GMEM Allocation

1. Purpose

In order to save global memory space and reuse memory space to the greatest extent, GMEM will be allocated to weight tensor first, and then allocated to all global neuron tensors according to their life cycle. In addition, allocated GMEM will be reused during the allocation process.

global neuron tensor definition: the tensor that needs to be saved in GMEM after the Op operation. If it is a LayerGroup op, only the input/output tensor is considered as global neuron tensor.

1. Principle

2.1. GMEM allocation in weight tensor

Iterate through all WeightOp and allocate GMEM sequentially with 4K alignment. Address space will keep accumulating.

2.2. GMEM allocation in global neuron tensors

Maximize the reuse of memory space. Allocate GMEM to all global neuron tensors according to their life cycle, and reuse the allocated GMEM during the allocation process.

  1. Introduction of data structure:

    The corresponding tensor, address, size, ref_cnt (how many OPs are using this tensor) are recorded in rec_tbl at each allocation. The tensor and address are recorded in the auxiliary data structures hold_edges,in_using_addr respectively.

    //Value, offset, size, ref_cnt
    using gmem_entry = std::tuple;
    std::vector rec_tbl;
    std::vector hold_edges;
    std::set in_using_addr;
  2. Flow description:

    • Iterate through each Op, and determine if the input tensor of the Op is

      in rec_tbl, if yes, then determine if ref_cnt >= 1, if still yes, ref_cnt

      –. This operation means that the number of references to the input

      tensor is reduced by one.

      If ref_cnt is equal to 0, it means that the life cycle of the tensor is over, and later tensors can reuse its address space.

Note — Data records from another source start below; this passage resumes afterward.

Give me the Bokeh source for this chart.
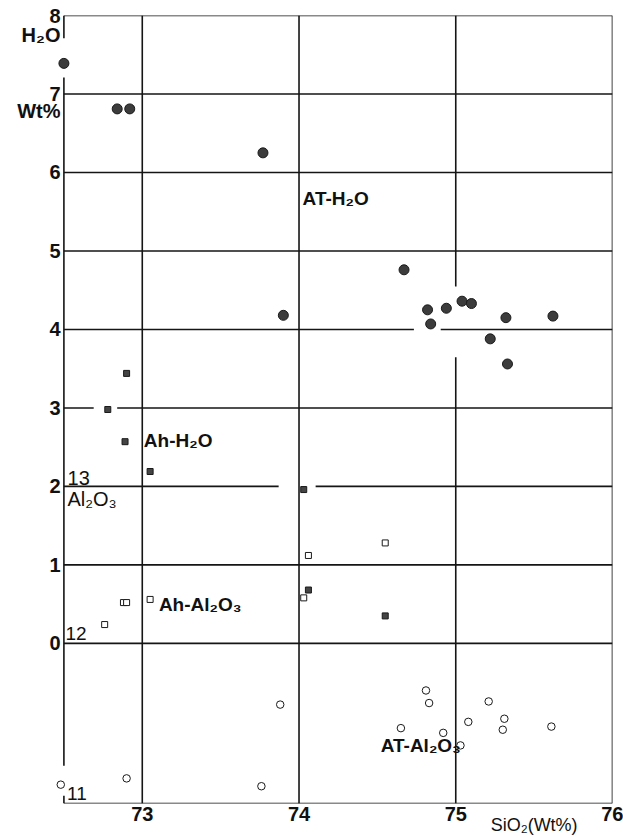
from bokeh.plotting import figure
from bokeh.models import Range1d, FixedTicker, Label, LinearAxis
from bokeh.embed import file_html
from bokeh.resources import INLINE

# ---- data ----
# AT: H2O (wt%) vs SiO2 (wt%)
at_h2o_sio2 = [72.50, 72.84, 72.92, 73.77, 73.90, 74.67, 74.82, 74.84, 74.94,
               75.04, 75.10, 75.32, 75.22, 75.33, 75.62]
at_h2o = [7.39, 6.81, 6.81, 6.25, 4.18, 4.76, 4.25, 4.07, 4.27,
          4.36, 4.33, 4.15, 3.88, 3.56, 4.17]
# Ah: H2O (wt%)
ah_h2o_sio2 = [72.90, 72.78, 72.89, 73.05, 74.03, 74.06, 74.55]
ah_h2o = [3.44, 2.98, 2.57, 2.19, 1.96, 0.68, 0.35]
# Ah: Al2O3 (wt%)
ah_al_sio2 = [72.76, 72.88, 72.90, 73.05, 74.03, 74.06, 74.55]
ah_al2o3 = [12.12, 12.26, 12.26, 12.28, 12.29, 12.56, 12.64]
# AT: Al2O3 (wt%)
at_al_sio2 = [72.48, 72.90, 73.76, 73.88, 74.81, 74.83, 74.65, 74.92, 75.03,
              75.08, 75.21, 75.31, 75.30, 75.61]
at_al2o3 = [11.10, 11.14, 11.09, 11.61, 11.70, 11.62, 11.46, 11.43, 11.35,
            11.50, 11.63, 11.52, 11.45, 11.47]

x_ticks = [73, 74, 75, 76]
y_ticks = [0, 1, 2, 3, 4, 5, 6, 7, 8]
y_unit_labels = {7.75: "H₂O", 6.78: "Wt%"}   # names written in the left margin
x_title = {75.5: "SiO₂(Wt%)"}

X0, X1 = 72.5, 76.0      # drawn frame
Y0, Y1 = -2.04, 8.0
XPAD = 0.06              # room so edge points are not clipped
FONT = "Liberation Sans, DejaVu Sans"

p = figure(width=623, height=838, x_range=Range1d(X0 - XPAD, X1), y_range=Range1d(Y0, Y1),
           output_backend="svg", toolbar_location=None,
           min_border_left=54, min_border_right=11, min_border_top=15, min_border_bottom=35)
p.extra_y_ranges = {"al": Range1d(12 + Y0 / 2, 12 + Y1 / 2)}
p.xgrid.visible = False
p.ygrid.visible = False
p.outline_line_color = None
p.background_fill_color = "white"
p.border_fill_color = "white"

def style_axis(ax, ticks, standoff, size, bold=True, overrides=None):
    ax.ticker = FixedTicker(ticks=list(ticks))
    ax.major_tick_line_color = None
    ax.minor_tick_line_color = None
    ax.major_tick_in = 0
    ax.major_tick_out = 0
    ax.axis_line_color = None
    ax.major_label_text_font = FONT
    ax.major_label_text_font_style = "bold" if bold else "normal"
    ax.major_label_text_font_size = f"{size}px"
    ax.major_label_text_color = "#111111"
    ax.major_label_standoff = standoff
    if overrides:
        ax.major_label_overrides = overrides

style_axis(p.xaxis[0], x_ticks, 3, 20)
style_axis(p.yaxis[0], y_ticks + list(y_unit_labels), -6, 20, overrides=y_unit_labels)

# second bottom axis carrying only the SiO2 axis title at its place
title_axis = LinearAxis()
style_axis(title_axis, x_title, -9, 18, bold=False, overrides=x_title)
p.add_layout(title_axis, "below")

# ---- grid / frame lines with the small breaks of the original ----
h_lines = [Y0, 0, 1, 2, 3, 4, 5, 6, 7, Y1]
v_lines = [X0, 73, 74, 75, X1]
h_gaps = {3: [(72.69, 72.84)], 2: [(73.87, 74.106)], 4: [(74.733, 74.904)]}
v_gaps = {75: [(3.645, 4.546)], X0: [(7.21, 7.71), (-1.94, -1.56)]}

def pieces(lo, hi, gaps):
    out, start = [], lo
    for a, b in sorted(gaps):
        out.append((start, a))
        start = b
    out.append((start, hi))
    return out

sx0, sy0, sx1, sy1 = [], [], [], []
for yv in h_lines:
    for a, b in pieces(X0, X1, h_gaps.get(yv, [])):
        sx0.append(a); sx1.append(b); sy0.append(yv); sy1.append(yv)
for xv in v_lines:
    for a, b in pieces(Y0, Y1, v_gaps.get(xv, [])):
        sx0.append(xv); sx1.append(xv); sy0.append(a); sy1.append(b)
p.segment(sx0, sy0, sx1, sy1, line_color="#151515", line_width=1.6)

# ---- data marks ----
p.scatter(at_h2o_sio2, at_h2o, marker="circle", size=10,
          fill_color="#3c3c3c", line_color="#1a1a1a", line_width=1)
p.scatter(ah_h2o_sio2, ah_h2o, marker="square", size=6,
          fill_color="#444444", line_color="#1a1a1a", line_width=1)
p.scatter(ah_al_sio2, ah_al2o3, y_range_name="al", marker="square", size=6,
          fill_color="white", line_color="#1a1a1a", line_width=1)
p.scatter(at_al_sio2, at_al2o3, y_range_name="al", marker="circle", size=7.5,
          fill_color="white", line_color="#1a1a1a", line_width=1)

# ---- texts inside the frame ----
def lab(x, y, t, size, bold=True, align="left"):
    p.add_layout(Label(x=x, y=y + 0.065, text=t, text_font=FONT,
                       text_font_size=f"{size}px",
                       text_font_style="bold" if bold else "normal",
                       text_color="#111111", text_align=align,
                       text_baseline="alphabetic"))

lab(74.023, 5.604, "AT-H₂O", 19)
lab(73.010, 2.520, "Ah-H₂O", 19)
lab(73.106, 0.430, "Ah-Al₂O₃", 19)
lab(74.521, -1.368, "AT-Al₂O₃", 19)
lab(72.523, 2.048, "13", 20, bold=False)
lab(72.523, 1.781, "Al₂O₃", 20, bold=False)
lab(72.510, 0.056, "12", 19, bold=False)
lab(72.520, -1.983, "11", 19, bold=False)

open("out.html", "w").write(file_html(p, INLINE))
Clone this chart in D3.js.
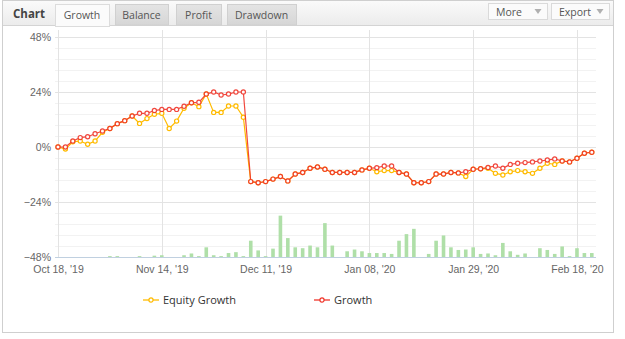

    • When allocating the output tensor to each Op, we first check whether

      the EOL tensor address can be reused. In other words, the rec_tbl must

      meet the following 5 conditions before it can be reused:

      • The corresponding tensor is not in the hold_edges.

      • The address of the corresponding tensor is not in_using_addr

      • The corresponding tensor is already EOL.

      • The address space of the corresponding tensor >= the space required by the current tensor.

      • The address of the input tensor of the current Op is different from the address of the corresponding tensor (e.g., the final result of some Op operations is incorrect, except for reshapeOp).

    • Allocate GMEM to the output tensor of the current Op. Reuse it if step2 shows that it can be reused. Otherwise, open a new GMEM in ddr.

    • Adjust the lifecycle of the current Op’s input tensor and check if it is in hold_edges. If yes, look in rec_tbl and check if its ref_cnt is 0. If yes, remove it from hold_edges as well as its addr from in_using_addr. This operation means that the input tensor has finished its life cycle and the address space has been released.

EOL definition: end-of-life.